Вы сейчас в чем-то напоминаете своего отца. В свое время он, мягко скажем, не приветствовал приход во МХАТ Олега Ефремова.
Василий Ливанов: Это неправда. Он не Ефремова не принял.
Разве? Вы же сами в вашей книге приводите язвительную реплику Бориса Николаевича: "Я никогда не мечтал работать в театре "Современник", тем более в его филиале".
Василий Ливанов: Да, он это сказал. Но я написал не о том, что мой отец не принял Ефремова, а о том, что Ефремов пришел во МХАТ утверждать художественные принципы, выстраданные им в театре "Современник". Эти принципы не совпадали с принципами, которые исповедывал МХАТ. Когда тогдашние власти попросили отца объяснить, в чем эстетика МХАТа расходится с эстетикой "Современника", он написал, что МХАТ основан на принципах реализма, а театр "Современник" - на принципах неореализма. И вот этих неореалистических принципов отец не принял. Именно принципов, а не Ефремова.
Что удивляет, а может, и удручает вас в нынешней жизни?
Василий Ливанов: Знаете, Морис Метерлинк, знаменитый драматург, в начале войны эмигрировал в Америку, и, когда он сошел с пароходного трапа, на него набросилась толпа журналистов: "Скажите, что вас больше всего удивляет в современном мире?". Он сказал: "Больше всего меня удивляет то, что меня ничего не удивляет". Я могу ответить так же. Благодаря потоку информации мир страшно уменьшился. Все друг о друге много знают, а чего не знают - придумывают.

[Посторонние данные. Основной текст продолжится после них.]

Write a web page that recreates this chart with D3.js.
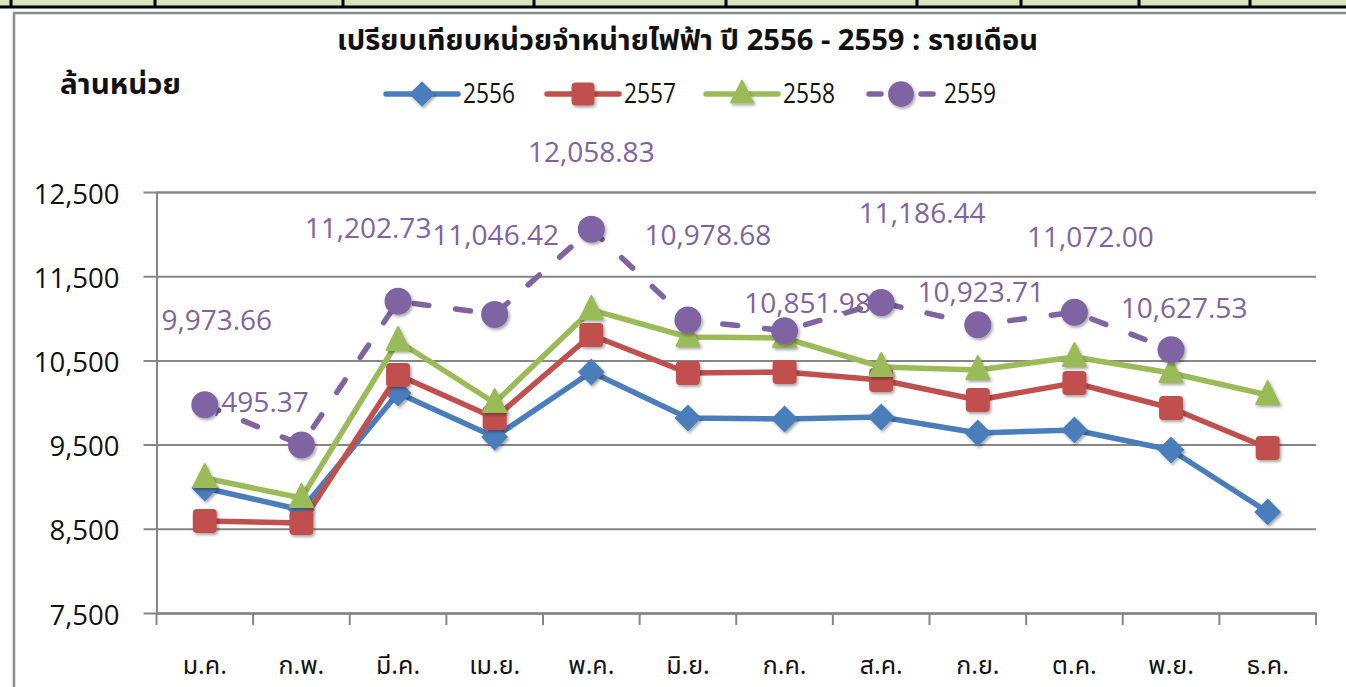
<!DOCTYPE html>
<html>
<head>
<meta charset="utf-8">
<script src="https://cdn.jsdelivr.net/npm/d3@7"></script>
<style>
  html, body { margin: 0; padding: 0; background: #fff; }
  svg { display: block; }
</style>
</head>
<body>
<svg id="chart" width="1346" height="687"></svg>
<script>
// ---------- data ----------
const months = ["ม.ค.","ก.พ.","มี.ค.","เม.ย.","พ.ค.","มิ.ย.","ก.ค.","ส.ค.","ก.ย.","ต.ค.","พ.ย.","ธ.ค."];
const years = ["2556","2557","2558","2559"];
const s2556 = [8985, 8723, 10113, 9590, 10362, 9816, 9804, 9828, 9638, 9674, 9436, 8700];
const s2557 = [8593, 8569, 10327, 9816, 10802, 10350, 10362, 10267, 10030, 10232, 9935, 9460];
const s2558 = [9103, 8866, 10730, 9994, 11099, 10778, 10766, 10422, 10386, 10540, 10350, 10089];
const s2559 = [9973.66, 9495.37, 11202.73, 11046.42, 12058.83, 10978.68, 10851.98, 11186.44, 10923.71, 11072.00, 10627.53, null];
const yTicks = [7500, 8500, 9500, 10500, 11500, 12500];
const titleText = "เปรียบเทียบหน่วยจำหน่ายไฟฟ้า ปี 2556 - 2559 : รายเดือน";
const unitText = "ล้านหน่วย";

// ---------- layout / style ----------
const thaiFont = "'Noto Sans Thai','Noto Sans Thai UI','Loma','Garuda','Tlwg Typo','Noto Sans',sans-serif";
const numFont = "'Open Sans','Noto Sans',sans-serif";
const colors = {"2556":"#4a7ebb","2557":"#c0504d","2558":"#9bbb59","2559":"#8064a2"};
const shapes = {"2556":"diamond","2557":"square","2558":"triangle","2559":"circle"};
// manual label offsets (pixels relative to point), as placed in the original
const labelOffsets = [[12,-85],[-48,-43],[-30,-73],[1,-79],[0,-77],[20,-85],[23,-28],[41,-90],[3,-33],[16,-75],[13,-42]];

const svg = d3.select("#chart");
const plot = {left: 156.5, right: 1316, top: 192, bottom: 613};

const defs = svg.append("defs");
const f = defs.append("filter").attr("id","shadow").attr("x","-50%").attr("y","-50%").attr("width","200%").attr("height","200%");
f.append("feDropShadow").attr("dx",1.5).attr("dy",2).attr("stdDeviation",1.8).attr("flood-color","#000").attr("flood-opacity",0.35);

// top strip (table fragment)
svg.append("rect").attr("x",0).attr("y",0).attr("width",1346).attr("height",6).attr("fill","#d8e4bc");
svg.append("rect").attr("x",0).attr("y",5.5).attr("width",1346).attr("height",3).attr("fill","#000");
[11, 155, 343, 534, 726, 917, 1021, 1139, 1250].forEach(x => {
  svg.append("rect").attr("x",x-1.5).attr("y",0).attr("width",3).attr("height",8).attr("fill","#000");
});
// chart frame
svg.append("path").attr("d","M14,687V13H1346").attr("fill","none").attr("stroke","#8c8c8c").attr("stroke-width",2.5);

// scales
const x = d3.scaleBand().domain(months).range([plot.left, plot.right]);
const y = d3.scaleLinear().domain([7500, 12500]).range([plot.bottom, plot.top]);
const cx = m => x(m) + x.bandwidth()/2;

// gridlines + y axis
const yAxis = d3.axisLeft(y).tickValues(yTicks).tickSize(-(plot.right - plot.left)).tickPadding(25)
  .tickFormat(d3.format(","));
const gy = svg.append("g").attr("transform",`translate(${plot.left},0)`).call(yAxis);
gy.select(".domain").attr("stroke","#868686").attr("stroke-width",2);
gy.selectAll(".tick line").attr("stroke","#868686").attr("stroke-width",2).attr("x1",-13);
gy.selectAll(".tick text").attr("font-family",numFont).attr("font-size",27.5).attr("fill","#111").attr("dy","0.4em").attr("x",-37);

// x axis
const xAxis = d3.axisBottom(x).tickSize(0).tickPadding(0);
const gx = svg.append("g").attr("transform",`translate(0,${plot.bottom})`).call(xAxis);
gx.select(".domain").attr("stroke","#868686").attr("stroke-width",2);
gx.selectAll(".tick text").attr("font-family",thaiFont).attr("font-size",25).attr("fill","#111").attr("y",61).attr("dy",0);
// tick marks at band edges
const edges = months.map(m => x(m)).concat([plot.right]);
svg.append("g").selectAll("line").data(edges).join("line")
  .attr("x1",d=>d).attr("x2",d=>d).attr("y1",plot.bottom).attr("y2",plot.bottom+12)
  .attr("stroke","#868686").attr("stroke-width",2);

// title & unit
svg.append("text").attr("x",337).attr("y",50)
  .attr("font-family",thaiFont).attr("font-weight","bold").attr("font-size",28).attr("fill","#111")
  .attr("textLength",701).attr("lengthAdjust","spacingAndGlyphs")
  .text(titleText);
svg.append("text").attr("x",60).attr("y",94)
  .attr("font-family",thaiFont).attr("font-weight","bold").attr("font-size",28).attr("fill","#111")
  .attr("textLength",121).attr("lengthAdjust","spacingAndGlyphs")
  .text(unitText);

// marker generator
function marker(g, shape, color, px, py, s) {
  const k = s || 1;
  let el;
  if (shape === "diamond") {
    el = g.append("path").attr("d",`M${px},${py-12*k}L${px+12*k},${py}L${px},${py+12*k}L${px-12*k},${py}Z`);
  } else if (shape === "square") {
    el = g.append("rect").attr("x",px-11*k).attr("y",py-11*k).attr("width",22*k).attr("height",22*k).attr("rx",3);
  } else if (shape === "triangle") {
    el = g.append("path").attr("d",`M${px},${py-14*k}L${px+11.5*k},${py+9*k}L${px-11.5*k},${py+9*k}Z`).attr("stroke-linejoin","round");
  } else {
    el = g.append("circle").attr("cx",px).attr("cy",py).attr("r",12.5*k);
  }
  el.attr("fill",color).attr("stroke",color).attr("stroke-width",2).attr("filter","url(#shadow)");
}

// data labels (drawn beneath series, as in the original)
const lbl = svg.append("g");
s2559.forEach((v,i) => {
  if (v == null) return;
  const o = labelOffsets[i];
  lbl.append("text").attr("x",cx(months[i]) + o[0]).attr("y",y(v) + o[1])
    .attr("text-anchor","middle").attr("dy","0.36em")
    .attr("font-family",numFont).attr("font-size",28).attr("fill","#7f63a1")
    .text(d3.format(",.2f")(v));
});

// series
const seriesData = {"2556": s2556, "2557": s2557, "2558": s2558, "2559": s2559};
const line = d3.line().defined(d => d.v != null).x(d => cx(d.m)).y(d => y(d.v));
years.forEach(yr => {
  const pts = seriesData[yr].map((v,i) => ({m: months[i], v}));
  const g = svg.append("g");
  g.append("path").datum(pts).attr("d",line).attr("fill","none").attr("stroke",colors[yr])
    .attr("stroke-width",5.5).attr("stroke-linejoin","round")
    .attr("stroke-linecap", yr === "2559" ? "round" : "butt")
    .attr("stroke-dasharray", yr === "2559" ? "15,27" : null);
  pts.forEach(p => { if (p.v != null) marker(g, shapes[yr], colors[yr], cx(p.m), y(p.v)); });
});

// legend
const legendX = [386, 547, 706, 867];
const lg = svg.append("g");
years.forEach((yr,i) => {
  const x0 = legendX[i], ly = 94;
  if (yr === "2559") {
    lg.append("line").attr("x1",x0+2).attr("x2",x0+14).attr("y1",ly).attr("y2",ly).attr("stroke",colors[yr]).attr("stroke-width",5.5).attr("stroke-linecap","round");
    lg.append("line").attr("x1",x0+54).attr("x2",x0+66).attr("y1",ly).attr("y2",ly).attr("stroke",colors[yr]).attr("stroke-width",5.5).attr("stroke-linecap","round");
  } else {
    lg.append("line").attr("x1",x0).attr("x2",x0+72).attr("y1",ly).attr("y2",ly).attr("stroke",colors[yr]).attr("stroke-width",5.5).attr("stroke-linecap","round");
  }
  marker(lg, shapes[yr], colors[yr], yr === "2559" ? x0+34 : x0+36, ly, 0.95);
  lg.append("text").attr("x", x0+77).attr("y",103)
    .attr("font-family",numFont).attr("font-size",28).attr("fill","#111")
    .attr("textLength",52).attr("lengthAdjust","spacingAndGlyphs").text(yr);
});
</script>
</body>
</html>
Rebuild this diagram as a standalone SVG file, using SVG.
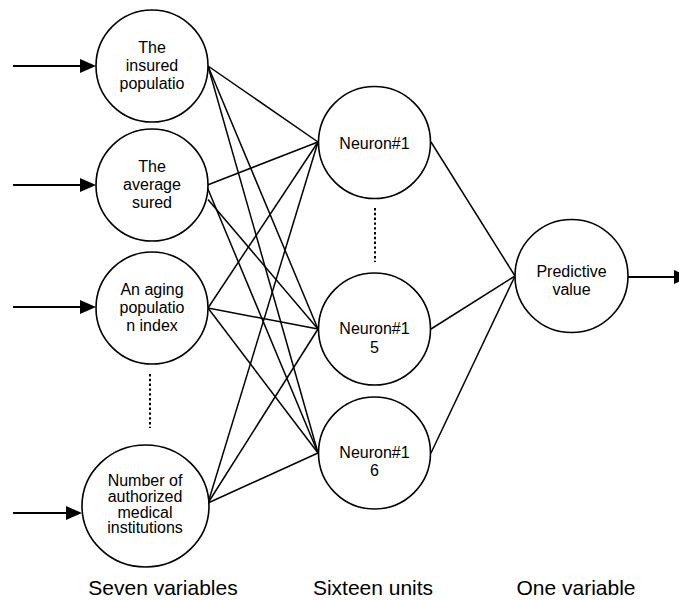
<svg xmlns="http://www.w3.org/2000/svg" width="679" height="600" viewBox="0 0 679 600">
<style>
.node{fill:#fff;stroke:#000;stroke-width:1.6}
.t{font-family:"Liberation Sans",Arial,sans-serif;font-size:16px;fill:#000;text-anchor:middle}
.lab{font-family:"Liberation Sans",Arial,sans-serif;font-size:21px;fill:#000;text-anchor:middle}
.c{stroke:#000;stroke-width:1.5;fill:none}
.a{stroke:#000;stroke-width:2.2;fill:none}
.dot{stroke:#000;stroke-width:2;stroke-dasharray:2.4 2.4;fill:none}
</style>
<defs>
<marker id="ah" markerUnits="userSpaceOnUse" markerWidth="17" markerHeight="15" refX="0" refY="7" orient="auto" overflow="visible">
<path d="M0,0 L16,7 L0,14 Z" fill="#000"/>
</marker>
</defs>
<rect width="679" height="600" fill="#fff"/>
<g id="connectors">
<line class="c" x1="208" y1="66" x2="318" y2="142"/>
<line class="c" x1="208" y1="66" x2="318" y2="329"/>
<line class="c" x1="208" y1="66" x2="318" y2="453"/>
<line class="c" x1="207.5" y1="185" x2="318" y2="142"/>
<line class="c" x1="207.5" y1="188" x2="318" y2="453"/>
<line class="c" x1="208" y1="199.5" x2="318" y2="329"/>
<line class="c" x1="208" y1="308" x2="318" y2="142"/>
<line class="c" x1="208" y1="308" x2="318" y2="329"/>
<line class="c" x1="208" y1="308" x2="318" y2="453"/>
<line class="c" x1="208" y1="503" x2="318" y2="142"/>
<line class="c" x1="208" y1="503" x2="318" y2="329"/>
<line class="c" x1="208" y1="503" x2="318" y2="453"/>
<line class="c" x1="431" y1="142" x2="515" y2="276"/>
<line class="c" x1="431" y1="329" x2="515" y2="276"/>
<line class="c" x1="431" y1="453" x2="515" y2="276"/>
<line class="a" x1="13" y1="66" x2="80" y2="66" marker-end="url(#ah)"/>
<line class="a" x1="13" y1="185" x2="80" y2="185" marker-end="url(#ah)"/>
<line class="a" x1="13" y1="307" x2="80" y2="307" marker-end="url(#ah)"/>
<line class="a" x1="13" y1="513" x2="66" y2="513" marker-end="url(#ah)"/>
<line class="a" x1="628" y1="277" x2="674" y2="277" marker-end="url(#ah)"/>
<line class="dot" x1="150" y1="374" x2="150" y2="428"/>
<line class="dot" x1="375" y1="208" x2="375" y2="262"/>
</g>
<g id="in1">
<circle class="node" cx="152" cy="66" r="56"/>
<text class="t" x="152" y="52.5">The</text>
<text class="t" x="152" y="70.5">insured</text>
<text class="t" x="152" y="88.5">populatio</text>
</g>
<g id="in2">
<circle class="node" cx="152" cy="185" r="56"/>
<text class="t" x="152" y="172">The</text>
<text class="t" x="152" y="190">average</text>
<text class="t" x="152" y="208">sured</text>
</g>
<g id="in3">
<circle class="node" cx="152" cy="308" r="56"/>
<text class="t" x="152" y="295">An aging</text>
<text class="t" x="152" y="313">populatio</text>
<text class="t" x="152" y="331">n index</text>
</g>
<g id="in4">
<ellipse class="node" cx="145.5" cy="506" rx="63.5" ry="61"/>
<text class="t" x="145" y="486">Number of</text>
<text class="t" x="145" y="502">authorized</text>
<text class="t" x="145" y="517.5">medical</text>
<text class="t" x="145" y="533">institutions</text>
</g>
<g id="h1">
<circle class="node" cx="374.5" cy="142.5" r="56"/>
<text class="t" x="374.5" y="149">Neuron#1</text>
</g>
<g id="h15">
<circle class="node" cx="374.5" cy="329" r="56"/>
<text class="t" x="374.5" y="334">Neuron#1</text>
<text class="t" x="374.5" y="352.5">5</text>
</g>
<g id="h16">
<circle class="node" cx="374.5" cy="453" r="56"/>
<text class="t" x="374.5" y="458">Neuron#1</text>
<text class="t" x="374.5" y="476">6</text>
</g>
<g id="out">
<circle class="node" cx="571.5" cy="276" r="56.5"/>
<text class="t" x="571.5" y="277">Predictive</text>
<text class="t" x="571.5" y="294.5">value</text>
</g>
<g id="labels">
<text class="lab" x="163" y="595">Seven variables</text>
<text class="lab" x="373" y="595">Sixteen units</text>
<text class="lab" x="576" y="595">One variable</text>
</g>
</svg>
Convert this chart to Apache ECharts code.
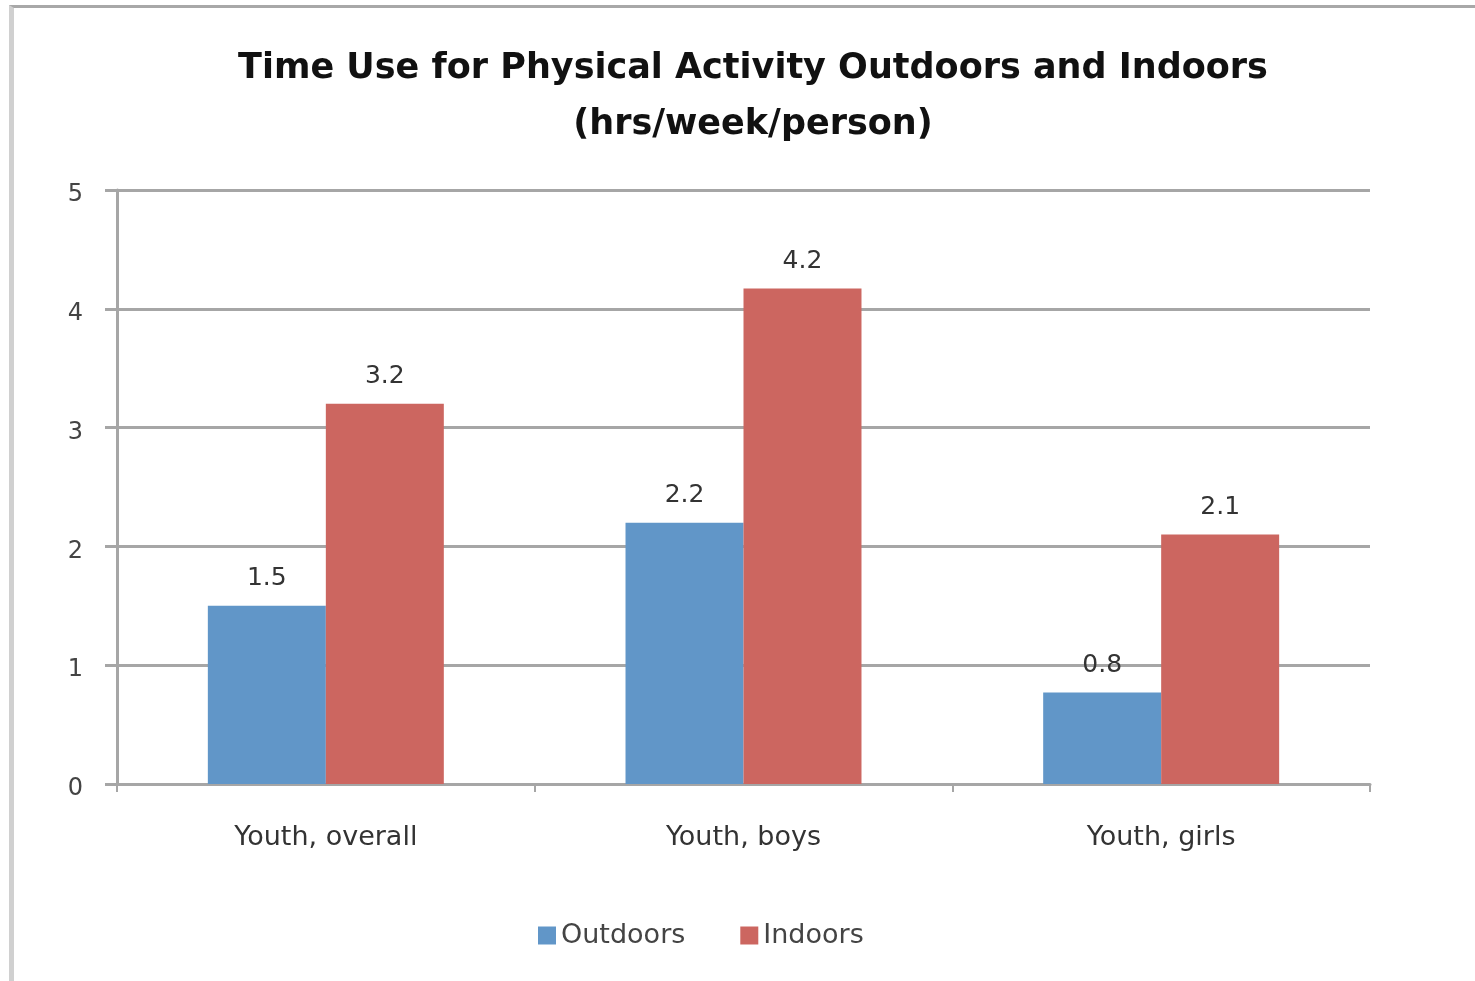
<!DOCTYPE html>
<html>
<head>
<meta charset="utf-8">
<title>Time Use for Physical Activity</title>
<script src="https://cdn.jsdelivr.net/npm/echarts@6/dist/echarts.min.js"></script>
<style>
  html, body { margin: 0; padding: 0; background: #fff; }
  #frame {
    position: absolute; left: 9px; top: 5px; width: 1466px; height: 976px;
    border-left: 5px solid #d0d0d0; border-top: 3px solid #a8a8a8; box-sizing: border-box;
  }
  #chart { position: absolute; left: 0; top: 0; width: 1475px; height: 981px; }
</style>
</head>
<body>
<div id="frame"></div>
<div id="chart"></div>
<script>
// categories and values (hrs/week/person)
const categories = ['Youth, overall', 'Youth, boys', 'Youth, girls'];
const outdoors = [1.5, 2.2, 0.77];
const indoors = [3.2, 4.17, 2.1];
const yTicks = [0, 1, 2, 3, 4, 5];

const chart = echarts.init(document.getElementById('chart'));

const labelStyle = {
  show: true,
  position: 'top',
  distance: 15,
  fontFamily: 'DejaVu Sans',
  fontSize: 25,
  color: '#333',
  formatter: (p) => p.value.toFixed(1)
};

chart.setOption({
  animation: false,
  title: {
    text: 'Time Use for Physical Activity Outdoors and Indoors\n(hrs/week/person)',
    left: 748,
    top: 36,
    textAlign: 'center',
    textStyle: {
      fontFamily: 'DejaVu Sans',
      fontWeight: 'bold',
      fontSize: 35,
      lineHeight: 56,
      color: '#111'
    }
  },
  legend: {
    bottom: 27,
    left: 533,
    itemWidth: 18,
    itemHeight: 18,
    itemGap: 55,
    icon: 'rect',
    textStyle: { fontFamily: 'DejaVu Sans', fontSize: 27, color: '#444' },
    data: ['Outdoors', 'Indoors']
  },
  grid: { left: 117, right: 105, top: 190, bottom: 197 },
  xAxis: {
    type: 'category',
    data: categories,
    axisLine: { lineStyle: { color: '#a6a6a6', width: 3 } },
    axisTick: { show: true, length: 8, lineStyle: { color: '#a6a6a6', width: 2 } },
    axisLabel: {
      margin: 40,
      fontFamily: 'DejaVu Sans',
      fontSize: 27,
      color: '#333'
    }
  },
  yAxis: {
    type: 'value',
    min: yTicks[0],
    max: yTicks[yTicks.length - 1],
    interval: 1,
    axisLine: { show: true, lineStyle: { color: '#a6a6a6', width: 3 } },
    axisTick: { show: true, length: 12, lineStyle: { color: '#a6a6a6', width: 3 } },
    axisLabel: {
      margin: 34,
      verticalAlign: 'top',
      lineHeight: 24,
      padding: [-7, 0, 0, 0],
      fontFamily: 'DejaVu Sans',
      fontSize: 24,
      color: '#444'
    },
    splitLine: { lineStyle: { color: '#a6a6a6', width: 3 } }
  },
  series: [
    {
      name: 'Outdoors',
      type: 'bar',
      data: outdoors,
      barGap: '0%',
      barCategoryGap: '43.5%',
      itemStyle: { color: '#6196c8' },
      label: labelStyle
    },
    {
      name: 'Indoors',
      type: 'bar',
      data: indoors,
      itemStyle: { color: '#cc6660' },
      label: labelStyle
    }
  ]
});

window.addEventListener('resize', () => chart.resize());
</script>
</body>
</html>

Вы вроде бы сторонитесь политики, не подписываете коллективных писем. Неужели никто никогда не пытался привлечь вас на свою сторону?
Василий Ливанов: Были такие попытки. Отбивался. Говорил, что в общественную деятельность я и так втянут как член правления Союза кинематографистов России, член президиума Национальной академии кино. Я занимаюсь общественной деятельностью по своей профессии. К этому надо относиться серьезно и не размениваться на суету.